P's family is having a big to-do for a certain elderly family member. Fine. Wonderful. How sweet. Some of his family is ok, a few are really sweet, a bunch are clueless, and some have quite a painful past with me. All of them are converging on this major metropolis the last weekend in September.

So, I call an ancillary family member, who is listed on the RSVP note from work today. I tell her, up front, I'm at work. i.e. Keep this short, kind-hearted but deluded family member to my husband. Har. First off, they put an important note on a sticky note on the back of the invite. Hello!??! Then, I ask about what the sticky note really means...it's a project for said elderly person. What do they really want? "Oh I don't know - that's my brother's project. I don't really know anything about it." Really? Then why is it on the invite with your phone number? Is there a theme? No...do whatever you want. Like this makes it easier. Then she says I can pick a theme and she'll call everyone...hello? Not your project. And me, in their world a far removed ancillary family member in law, so I am so not stepping in that pile.

But this is all minor normal sweet but delusional in-law. I'm still ok, but eye rolling. And I want to get back to work.

Then...wham! "Have you heard anything from China yet?" Uhhhhhh...the typical yada yada...they are getting close, we're thinking December, hoping for November, preparing worst case for January. "Oh, so you know when you are getting her and where she is, right?" Grrrrr...how many times have I explained this? Oh, and yeah, you know, I'm going to forget to mention that we have a child now when I talk to you...yeah, right. Isn't that the first thing I'll tell you after not talking to you for 3+ months?
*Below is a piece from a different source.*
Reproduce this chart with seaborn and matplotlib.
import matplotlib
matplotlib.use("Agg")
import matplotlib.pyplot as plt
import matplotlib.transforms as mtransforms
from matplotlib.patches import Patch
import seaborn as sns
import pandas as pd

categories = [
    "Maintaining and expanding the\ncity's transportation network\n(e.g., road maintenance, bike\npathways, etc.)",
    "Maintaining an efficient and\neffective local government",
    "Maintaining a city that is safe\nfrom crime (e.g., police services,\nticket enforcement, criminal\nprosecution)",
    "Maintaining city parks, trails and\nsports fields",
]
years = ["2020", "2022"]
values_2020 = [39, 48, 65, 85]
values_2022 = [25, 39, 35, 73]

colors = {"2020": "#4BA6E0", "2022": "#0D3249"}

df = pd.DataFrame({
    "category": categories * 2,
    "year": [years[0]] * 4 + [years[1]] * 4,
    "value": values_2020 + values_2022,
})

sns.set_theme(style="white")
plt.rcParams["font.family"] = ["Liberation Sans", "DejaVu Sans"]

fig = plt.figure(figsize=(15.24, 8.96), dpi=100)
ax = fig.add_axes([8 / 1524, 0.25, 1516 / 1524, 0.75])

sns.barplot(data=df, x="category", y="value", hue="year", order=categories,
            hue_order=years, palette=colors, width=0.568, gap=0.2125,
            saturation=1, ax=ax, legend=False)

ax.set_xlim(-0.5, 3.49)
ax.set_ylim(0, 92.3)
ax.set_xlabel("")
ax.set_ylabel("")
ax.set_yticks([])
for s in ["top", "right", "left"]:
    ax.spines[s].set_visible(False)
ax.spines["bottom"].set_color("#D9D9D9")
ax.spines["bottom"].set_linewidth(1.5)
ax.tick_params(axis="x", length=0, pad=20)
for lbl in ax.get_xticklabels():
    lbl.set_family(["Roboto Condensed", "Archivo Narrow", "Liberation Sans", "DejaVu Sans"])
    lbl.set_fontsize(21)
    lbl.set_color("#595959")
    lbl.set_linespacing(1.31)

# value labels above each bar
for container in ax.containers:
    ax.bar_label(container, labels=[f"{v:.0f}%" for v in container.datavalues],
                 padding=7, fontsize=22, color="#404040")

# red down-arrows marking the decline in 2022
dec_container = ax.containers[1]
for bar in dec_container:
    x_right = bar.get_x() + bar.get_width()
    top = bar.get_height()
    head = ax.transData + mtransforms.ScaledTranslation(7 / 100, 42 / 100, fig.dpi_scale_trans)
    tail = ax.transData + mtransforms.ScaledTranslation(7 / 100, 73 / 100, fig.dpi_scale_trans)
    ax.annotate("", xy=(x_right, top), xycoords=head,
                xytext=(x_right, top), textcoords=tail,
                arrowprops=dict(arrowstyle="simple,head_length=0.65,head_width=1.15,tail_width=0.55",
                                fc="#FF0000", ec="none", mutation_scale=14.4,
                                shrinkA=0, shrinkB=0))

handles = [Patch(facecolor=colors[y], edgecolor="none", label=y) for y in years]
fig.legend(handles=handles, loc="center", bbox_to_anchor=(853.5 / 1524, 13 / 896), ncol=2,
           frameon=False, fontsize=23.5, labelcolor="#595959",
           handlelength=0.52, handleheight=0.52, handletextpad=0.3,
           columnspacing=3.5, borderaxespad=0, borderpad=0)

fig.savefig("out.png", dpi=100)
Then, the clincher..."And there was really no way to do anything in this country." Say this last part with dripping, intoned implications. This one person when first told we were adopting straight out said why not here, or Russia? i.e. Why do you want a minority kid? She's the same one who told us she didn't think her son was ready to settle down with his 1/2 german 1/2 mexican girlfriend of...oh, 10 years! She was great as a girlfriend...I don't think she was viewed as a great wife to be for her child. They don't treat her bad as far as I know, but they had a problem that I was raised protestant, so how was the Latin American thing really going over, you know?

I was angry. I was hurt. I was pissed. First, it's none of your damn business. Secondly, I have tried to educate them all a lot of times, and given up. Thirdly, I'm thinking, do I finally just ask her "why, isn't a chinese kid good enough for the family?" I digressed, but I laid out some of the horror stories on domestic adoption. (And don't flame me, I know that so many go well, but we chose what we chose because that is what we are comfortable with. Potato Potahto. And I wanted her to back off, ok?). "Oh my, so sad. You should be able to get a baby here. It would be so much nicer."

(Fade into dream sequence)...Fine...you know what? Don't come to my baby shower if someone ever throws one for me (yeah, you - you who have thrown them for every family member who has a functioning uterus). Don't come see my H when H comes home. You aren't my blood, I don't need you. Now stick this damn invite up your ass and show it to the rest of the family that hates anyone that isn't like them too, please, cause, frankly I'm sick of it after all these years...I'm sorry that I'm not Catholic, Polish, and my parents are divorced freaks, and we aren't all doctors like y'all. Guess what, we're not lesser than you. And our lovely child, who I will adore more than any of you, she's going to be Asian. Chinese actually, probably Han ethnicity....and I wouldn't trade that for a baby to come out of my womb. And I know that doesn't matter for a lick of shit to most of the world, but it does to you, so go sit on the other side of the city, and please stay there.(fade out of dream sequence).

Sorry - getting it all out of the way now, cause I've been hearing, well, crap, like that from them for 2 years now about H, and I'm going to have about 50-60 of them all doing this to me in a smidge over 2 weeks. (I know, I'm an ugly person, but that above is 14 years of pent up angst, so I'm not doing too bad, I don't think).

But, I sucked it up and said "we're just so excited to be able to go to China and be granted the privilege to raise one of their wonderful children. P and I think this is the right choice for us, and we can't wait for you to meet her."

Yes, I had my b.s. generator up to "11." Aren't you proud of me?

I'm going to have to put it on standby from now till the party, keep up the battery backups, cause I'm going to be needing more than hip waders (I've got a scuba suit on order) to get thru this event.